Continuous index of refraction measurements to 20 GPa in Z-cut sapphire

Abstract

Isentropic compression experiments (ICE) on Sandia National Laboratories’ Z Accelerator are used to make continuous measurements of the index of refraction in single crystal Z-cut sapphire as the longitudinal stress is gradually increased to 20 GPa (uniaxial strain of about ∼3.9%). A planar, ramp compression wave, generated by a large magnetic field, propagates through a planar copper base plate. Part of the rear surface of the base plate is a free surface and part is covered with a sapphire window. Comparisons are made of velocity histories measured simultaneously at the free surface and at the copper/sapphire interface using a velocity interferometer system for any reflector (VISAR). This is sufficient to determine the index of refraction of the sapphire continuously as a function of density.

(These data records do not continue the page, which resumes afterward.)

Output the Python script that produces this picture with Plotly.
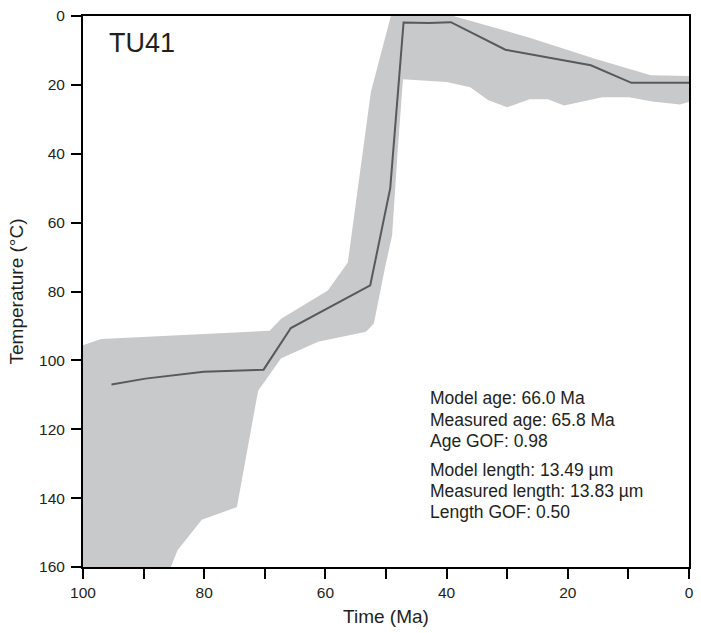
import plotly.graph_objects as go

# Best-fit thermal history path (time in Ma, temperature in °C)
path_time = [95.3, 89.7, 80.1, 70.2, 65.7, 52.6, 49.3, 47.1, 43.0, 39.3, 30.3, 16.2, 9.5, 0.0]
path_temp = [107.0, 105.3, 103.3, 102.7, 90.6, 78.2, 50.0, 1.9, 2.0, 1.8, 9.8, 14.3, 19.4, 19.4]

# Envelope of acceptable paths (closed polygon)
env_time = [100.0, 97.0, 69.2, 67.3, 59.6, 56.3, 52.5, 49.2, 38.9, 26.3, 15.4, 6.3, 0.0,
            0.0, 1.5, 6.1, 9.9, 14.3, 20.6, 23.3, 26.3, 30.0, 33.1, 36.1, 40.0, 47.2,
            48.1, 49.0, 50.1, 52.0, 53.3, 61.2, 67.3, 71.1, 74.6, 80.4, 84.4, 85.5, 100.0]
env_temp = [95.6, 93.8, 91.4, 87.9, 79.7, 71.6, 22.1, 0.0, 0.0, 6.3, 12.5, 17.2, 17.4,
            25.0, 25.7, 24.8, 23.6, 23.6, 26.0, 24.2, 24.2, 26.5, 24.5, 20.7, 19.2, 18.4,
            39.9, 63.8, 72.5, 89.3, 91.7, 94.6, 99.4, 108.8, 142.6, 146.3, 155.1, 160.0, 160.0]

x_ticks = list(range(0, 101, 10))
x_ticktext = [str(v) if v % 20 == 0 else "" for v in x_ticks]
y_ticks = list(range(0, 161, 20))

sample_name = "TU41"
stats_lines = [
    "Model age: 66.0 Ma",
    "Measured age: 65.8 Ma",
    "Age GOF: 0.98",
    "Model length: 13.49 µm",
    "Measured length: 13.83 µm",
    "Length GOF: 0.50",
]

FONT = "Liberation Sans, Arial, sans-serif"
TXT = "#231f20"

fig = go.Figure()
fig.add_trace(go.Scatter(
    x=env_time, y=env_temp, mode="lines", fill="toself",
    fillcolor="#c8c9cb", line=dict(width=0, color="#c8c9cb"),
    hoverinfo="skip", showlegend=False,
))
fig.add_trace(go.Scatter(
    x=path_time, y=path_temp, mode="lines",
    line=dict(color="#58595b", width=2), showlegend=False,
))

axis_common = dict(
    showgrid=False, zeroline=False, showline=True, linecolor="black",
    linewidth=2, mirror=True, ticks="outside", ticklen=10, tickwidth=2,
    tickcolor="black", tickfont=dict(family=FONT, size=15.5, color=TXT),
)

fig.update_xaxes(
    range=[100, 0], tickvals=x_ticks, ticktext=x_ticktext,
    title=dict(text="Time (Ma)", font=dict(family=FONT, size=19, color=TXT), standoff=10),
    **axis_common,
)
fig.update_yaxes(
    range=[160, 0], tickvals=y_ticks, ticklabelstandoff=3,
    title=dict(text="Temperature (°C)", font=dict(family=FONT, size=19, color=TXT), standoff=10),
    **axis_common,
)

fig.add_annotation(
    text=sample_name, xref="paper", yref="paper", x=0.040, y=0.951,
    xanchor="left", yanchor="middle", showarrow=False,
    font=dict(family=FONT, size=27, color=TXT),
)

line_y = [397, 418.5, 440, 469, 490.5, 512]
for txt, py in zip(stats_lines, line_y):
    fig.add_annotation(
        text=txt, xref="paper", yref="paper",
        x=(430.5 - 83) / 611, y=(567 - py) / 555,
        xanchor="left", yanchor="middle", showarrow=False,
        font=dict(family=FONT, size=17.5, color=TXT),
    )

fig.update_layout(
    width=701, height=633,
    margin=dict(l=83, r=7, t=12, b=66),
    plot_bgcolor="white", paper_bgcolor="white",
    font=dict(family=FONT, color=TXT),
)

fig.write_html("out.html")
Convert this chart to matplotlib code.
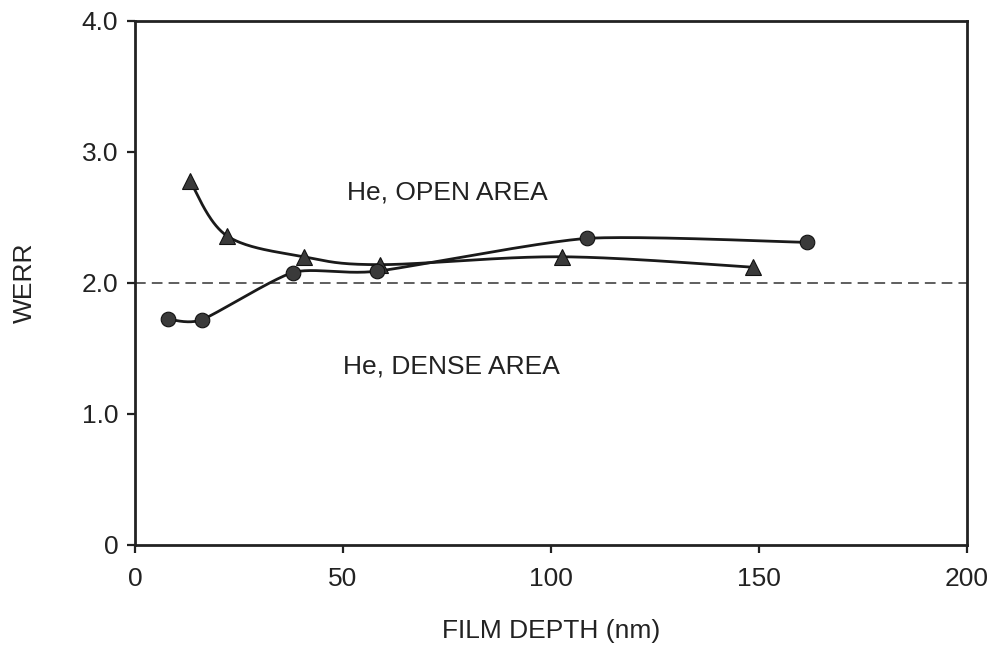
import matplotlib
matplotlib.use('Agg')
import matplotlib.pyplot as plt
import numpy as np

# data
depth_open = [13.2, 22.1, 40.6, 59.0, 102.6, 148.6]
werr_open = [2.78, 2.36, 2.20, 2.14, 2.20, 2.12]
depth_dense = [7.9, 16.1, 38.0, 58.2, 108.6, 161.5]
werr_dense = [1.725, 1.72, 2.08, 2.09, 2.34, 2.31]
xticks = [0, 50, 100, 150, 200]
yticks = [0, 1, 2, 3, 4]
ytick_labels = ['0', '1.0', '2.0', '3.0', '4.0']

plt.rcParams['font.family'] = ['Liberation Sans', 'DejaVu Sans']


def smooth(xs, ys, k=6.0, sx=4.16, sy=131.0, n=40):
    # smoothed line (Catmull-Rom style bezier), done in screen-ish units
    p = np.column_stack([np.array(xs) * sx, np.array(ys) * sy])
    p = np.vstack([p[0], p, p[-1]])
    out = []
    for i in range(1, len(p) - 2):
        p0, p1, p2, p3 = p[i - 1], p[i], p[i + 1], p[i + 2]
        c1 = p1 + (p2 - p0) / k
        c2 = p2 - (p3 - p1) / k
        t = np.linspace(0, 1, n)[:, None]
        seg = ((1 - t) ** 3 * p1 + 3 * (1 - t) ** 2 * t * c1
               + 3 * (1 - t) * t ** 2 * c2 + t ** 3 * p2)
        out.append(seg)
    out = np.vstack(out)
    return out[:, 0] / sx, out[:, 1] / sy


fig = plt.figure(figsize=(9.94, 6.48), dpi=100)
ax = fig.add_axes([0.1358, 0.159, 0.8370, 0.8086])

line_col = '#1a1a1a'
fill_col = '#3a3a3a'

ax.axhline(2.0, color='#333333', lw=1.1, dashes=(7, 4), zorder=1)

sx, sy = smooth(depth_open, werr_open, k=6.0)
ax.plot(sx, sy, color=line_col, lw=2.0, zorder=2)
ax.plot(depth_open, werr_open, ls='none', marker='^', ms=11,
        mfc=fill_col, mec='#111111', mew=0.8, zorder=3)

sx, sy = smooth(depth_dense, werr_dense, k=9.0)
ax.plot(sx, sy, color=line_col, lw=2.0, zorder=2)
ax.plot(depth_dense, werr_dense, ls='none', marker='o', ms=10.5,
        mfc=fill_col, mec='#111111', mew=0.8, zorder=3)

ax.text(51, 2.69, 'He, OPEN AREA', fontsize=19, va='center', ha='left', color='#222222')
ax.text(50, 1.36, 'He, DENSE AREA', fontsize=19, va='center', ha='left', color='#222222')

ax.set_xlim(0, 200)
ax.set_ylim(0, 4)
ax.set_xticks(xticks)
ax.set_yticks(yticks)
ax.set_yticklabels(ytick_labels)
ax.tick_params(axis='both', direction='out', length=6, width=1.6,
               labelsize=19, colors='#222222')
ax.tick_params(axis='x', pad=10)
ax.tick_params(axis='y', pad=6)
for s in ax.spines.values():
    s.set_linewidth(2.0)
    s.set_color('#222222')

ax.set_xlabel('FILM DEPTH (nm)', fontsize=19, color='#222222', labelpad=20)
ax.set_ylabel('WERR', fontsize=19, color='#222222', labelpad=32)

fig.savefig('out.png', dpi=100)
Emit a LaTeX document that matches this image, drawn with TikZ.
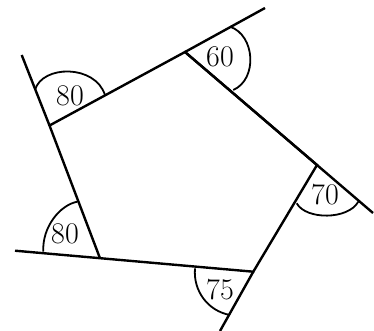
\documentclass[tikz,border=0pt]{standalone}
\begin{document}
\begin{tikzpicture}[x=1pt, y=1pt]
\tikzset{side/.style={line width=2.4pt}, angarc/.style={line width=1.8pt}, deg/.style={font=\fontsize{30}{32}\selectfont}}
\useasboundingbox (0,0) rectangle (374,331);
% corners of the pentagon
\coordinate (A) at (49.5,205.5);
\coordinate (B) at (185,279);
\coordinate (C) at (317,166);
\coordinate (D) at (253.3,59.3);
\coordinate (E) at (100,72.7);
% far ends of the extended sides
\coordinate (a) at (21.7,276);
\coordinate (b) at (265,323);
\coordinate (c) at (373,118);
\coordinate (d) at (220,0);
\coordinate (e) at (15,80.3);
\draw[side] (e) -- (D) -- (C) -- (B);
\draw[side] (d) -- (D);
\draw[side] (c) -- (B) -- (A) -- (E);
\draw[side] (b) -- (B);
\draw[side] (a) -- (A);
% angle arcs
\draw[angarc] (35,241) .. controls (42,266) and (95,267) .. (105,236);
\draw[angarc] (230,304.3) .. controls (255,296) and (258,252) .. (233.3,241);
\draw[angarc] (296.7,127.7) .. controls (306,111) and (348,111) .. (358.3,129.3);
\draw[angarc] (195,62.7) .. controls (193,40) and (208,20) .. (230,16);
\draw[angarc] (43.3,79.3) .. controls (42,104) and (60,126) .. (77.3,129.3);
% labels
\node[deg] (angA) at (70,235) {80};
\node[deg] (angB) at (220,274.3) {60};
\node[deg] (angC) at (325,136) {70};
\node[deg] (angD) at (220,41) {75};
\node[deg] (angE) at (65,96.7) {80};
\end{tikzpicture}
\end{document}
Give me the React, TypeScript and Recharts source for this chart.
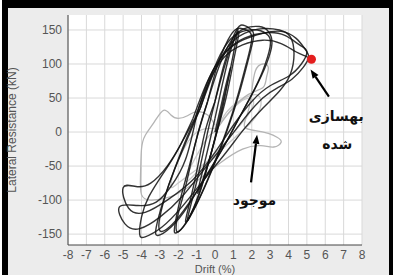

Perturbations to the compression waves caused by interactions with the free surface and with the sapphire are accounted for by backward or forward solutions to the equations of motion. The effect of the unsteady nature of the compression wave in sapphire on the interferometry measurements is also taken into account. Results validate the interpretation of VISAR measurements on continuous loading experiments performed with optical windows. The measured index of refraction of sapphire agrees with previous studies validating this experimental technique and showing that it is useful for studying other materials for which index of refraction data do not exist. In addition, measured compression isentropes for copper and sapphire compare favorably with existing theoretical models.